Adolescent mental health reflects the interplay of risk and protective factors, yet the structural organization linking these components remains insufficiently understood.

Objective

This study used network analysis to map the structural organization of risk and protective factors and to test whether self-disgust occupies a bridging position between these subsystems.

Methods

A total of 1,245 Chinese adolescents (ages 12–18) completed self-report measures of neuroticism, self-esteem, self-concept clarity, core self-evaluation, self-disgust, cognitive reappraisal, anxiety, and depression. A regularized partial correlation network was estimated, followed by strength and bridge centrality analyses and network comparisons across gender and school level (junior vs. senior high).

Results

Neuroticism showed the highest strength centrality.

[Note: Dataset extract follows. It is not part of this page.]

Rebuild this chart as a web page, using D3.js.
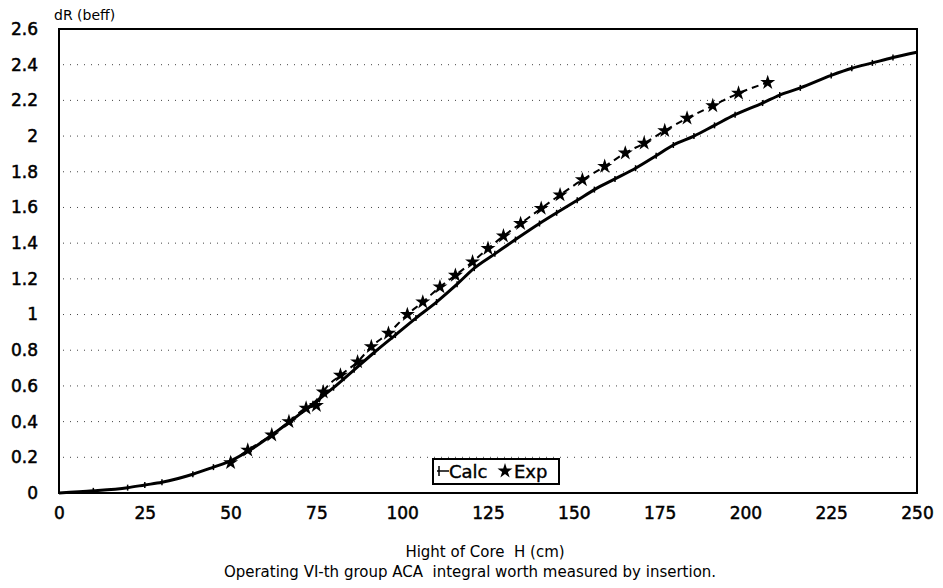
<!DOCTYPE html>
<html>
<head>
<meta charset="utf-8">
<script src="https://cdn.jsdelivr.net/npm/d3@7"></script>
<style>
  body { margin: 0; background: #fff; }
  text { font-family: "DejaVu Sans", sans-serif; fill: #000; }
</style>
</head>
<body>
<script>
// calculated curve: height of core H (cm) -> dR (beff)
const calcH = [0, 10, 20, 25, 30, 39, 45, 50, 56, 62, 68, 74, 80, 86, 92, 98, 104, 110, 116, 121, 127, 133, 140, 145, 151, 156, 162, 168, 174, 179, 185, 191, 197, 205, 210, 216, 225, 231, 237, 243, 250]
const calcR = [0, 0.012, 0.03, 0.045, 0.06, 0.105, 0.145, 0.18, 0.245, 0.325, 0.41, 0.5, 0.59, 0.69, 0.79, 0.885, 0.98, 1.07, 1.17, 1.26, 1.34, 1.42, 1.51, 1.57, 1.64, 1.70, 1.76, 1.82, 1.89, 1.95, 2.0, 2.06, 2.12, 2.185, 2.23, 2.27, 2.34, 2.38, 2.41, 2.44, 2.47]

// measured points
const expH = [50, 55, 62, 67, 72, 75, 77, 82, 87, 91, 96, 101.5, 106, 111, 115.5, 120.5, 125, 129.5, 134.5, 140.5, 146, 152.5, 159, 165, 170.5, 176.5, 183, 190.5, 198, 206.5]
const expR = [0.17, 0.24, 0.325, 0.40, 0.475, 0.49, 0.566, 0.66, 0.735, 0.82, 0.895, 1.0, 1.07, 1.155, 1.22, 1.295, 1.37, 1.44, 1.51, 1.595, 1.67, 1.755, 1.83, 1.905, 1.96, 2.03, 2.10, 2.17, 2.24, 2.30]

const xTicks = [0, 25, 50, 75, 100, 125, 150, 175, 200, 225, 250]
const yTicks = [0, 0.2, 0.4, 0.6, 0.8, 1, 1.2, 1.4, 1.6, 1.8, 2, 2.2, 2.4, 2.6]
const gridY = [0.2, 0.4, 0.6, 0.8, 1, 1.2, 1.4, 1.6, 1.8, 2, 2.2, 2.4]

const width = 943
const height = 588
const plotL = 59, plotR = 917, plotT = 29, plotB = 493

const calc = calcH.map((h, i) => ({h: h, r: calcR[i]}))
const exp = expH.map((h, i) => ({h: h, r: expR[i]}))

const sx = d3.scaleLinear().domain([0, 250]).range([plotL, plotR])
const sy = d3.scaleLinear().domain([0, 2.6]).range([plotB, plotT])

const svg = d3.select("body")
    .append("svg")
    .attr("width", width)
    .attr("height", height)

svg.append("rect")
    .attr("width", width)
    .attr("height", height)
    .attr("fill", "#fff")

// dotted grid

svg.append("g")
    .selectAll("line")
    .data(gridY)
    .enter().append("line")
    .attr("x1", plotL + 4)
    .attr("x2", plotR - 4)
    .attr("y1", d => sy(d))
    .attr("y2", d => sy(d))
    .attr("stroke", "#444")
    .attr("stroke-width", 1)
    .attr("stroke-dasharray", "1,6")

// axes

const xAxis = svg.append("g")
    .attr("transform", `translate(0,${plotB})`)
    .call(d3.axisBottom(sx).tickValues(xTicks).tickSize(0).tickPadding(14).tickFormat(d => String(d)))
xAxis.select(".domain").remove()

const yAxis = svg.append("g")
    .attr("transform", `translate(${plotL},0)`)
    .call(d3.axisLeft(sy).tickValues(yTicks).tickSize(0).tickPadding(21).tickFormat(d => String(d)))
yAxis.select(".domain").remove()

svg.selectAll(".tick text")
    .attr("font-size", 17)
    .attr("font-family", "DejaVu Sans")
    .attr("stroke", "#000")
    .attr("stroke-width", 0.5)

// frame

svg.append("rect")
    .attr("x", plotL)
    .attr("y", plotT)
    .attr("width", plotR - plotL)
    .attr("height", plotB - plotT)
    .attr("fill", "none")
    .attr("stroke", "#000")
    .attr("stroke-width", 2)

// lines

const line = d3.line()
    .x(d => sx(d.h))
    .y(d => sy(d.r))
    .curve(d3.curveMonotoneX)

svg.append("path")
    .datum(exp)
    .attr("d", line)
    .attr("fill", "none")
    .attr("stroke", "#000")
    .attr("stroke-width", 2)
    .attr("stroke-dasharray", "7,5")

svg.append("path")
    .datum(calc)
    .attr("d", line)
    .attr("fill", "none")
    .attr("stroke", "#000")
    .attr("stroke-width", 3)

svg.append("g")
    .selectAll("line")
    .data(calc.filter(d => d.h > 0 && d.h < 250))
    .enter().append("line")
    .attr("x1", d => sx(d.h))
    .attr("x2", d => sx(d.h))
    .attr("y1", d => sy(d.r) - 3)
    .attr("y2", d => sy(d.r) + 3)
    .attr("stroke", "#000")
    .attr("stroke-width", 1.5)

const star = d3.symbol().type(d3.symbolStar).size(70)

svg.append("g")
    .selectAll("path")
    .data(exp)
    .enter().append("path")
    .attr("d", star)
    .attr("transform", d => `translate(${sx(d.h)},${sy(d.r)})`)
    .attr("fill", "#000")

// legend

const lg = svg.append("g").attr("transform", "translate(433,459)")
lg.append("rect")
    .attr("width", 126)
    .attr("height", 25)
    .attr("fill", "#fff")
    .attr("stroke", "#000")
    .attr("stroke-width", 2)
lg.append("line")
    .attr("x1", 4).attr("x2", 16).attr("y1", 12).attr("y2", 12)
    .attr("stroke", "#000").attr("stroke-width", 1.5)
lg.append("line")
    .attr("x1", 6).attr("x2", 6).attr("y1", 7).attr("y2", 17)
    .attr("stroke", "#000").attr("stroke-width", 1.5)
lg.append("text")
    .attr("x", 16).attr("y", 19)
    .attr("font-size", 18)
    .attr("stroke", "#000").attr("stroke-width", 0.4)
    .text("Calc")
lg.append("path")
    .attr("d", star)
    .attr("transform", "translate(72,12)")
lg.append("text")
    .attr("x", 81).attr("y", 19)
    .attr("font-size", 18)
    .attr("stroke", "#000").attr("stroke-width", 0.4)
    .text("Exp")

// titles

svg.append("text")
    .attr("x", 54).attr("y", 20)
    .attr("font-size", 14)
    .text("dR (beff)")

svg.append("text")
    .attr("x", 485).attr("y", 557)
    .attr("text-anchor", "middle")
    .attr("font-size", 15)
    .style("white-space", "pre")
    .text("Hight of Core  H (cm)")

svg.append("text")
    .attr("x", 470).attr("y", 577)
    .attr("text-anchor", "middle")
    .attr("font-size", 15)
    .style("white-space", "pre")
    .text("Operating VI-th group ACA  integral worth measured by insertion.")
</script>
</body>
</html>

Self-disgust showed the highest bridge centrality and was conditionally associated with nodes from both the risk community (neuroticism, anxiety, depression) and the protective community (self-esteem, core self-evaluation, self-concept clarity). Protective factors formed a tightly interconnected subsystem. Subgroup analyses indicated higher bridge centrality of self-disgust in males and higher strength centrality of cognitive reappraisal in senior high school students.

Conclusions

Self-disgust occupies a central bridging position between dispositional risk and protective self-resources within this cross-sectional adolescent network. These findings highlight self-disgust as a structurally prominent construct for future longitudinal and experimental testing of developmental and causal hypotheses regarding adolescent affective symptoms.